Fulton County contains multiple real estate markets, however. The two neighboring Glove Cities have very different housing prices, Gloversville much lower than Johnstown. Rural towns with lakes have two classes of houses — lakefront and everything else.

Yerdon said Gloversville has the reputation for higher crime, taxes and blight than Johnstown, and these things may be driving down sale prices in Gloversville. Still, a good house there can be a good investment.

“Gloversville houses still sell,” he said. “Your money will go further in Gloversville.”

Due to ethical constraints, Yerdon actually isn’t able to tell clients how good or bad a school district is, or talk about budget cuts — he can only say a house is in the Johnstown or the Broadalbin-Perth school district. For example, ethics forbid Yerdon from characterizing school districts in “Johnstown at a crossroads” or Broadalbin-Perth as “high-achieving.”
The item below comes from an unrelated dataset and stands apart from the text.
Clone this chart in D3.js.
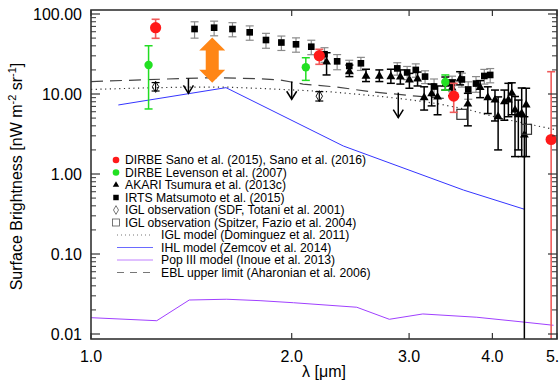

What worries him about the Johnstown school budget situation is its potential impact on the psyche of residents.

“The one thing I can say about Johnstown, living here my whole life: There’s a lot of pride here that runs generations deep. Pride and tradition, I guess is the key word.”

So, one wonders, how did Yerdon vote on the proposed 2019-2020 Johnstown school budget, with its 35 percent tax levy hike that would have affected him at home and his clients at the office?

“I voted ‘yes.’ Was I thrilled about it? No. But I work here, I live here. My son goes to school here.”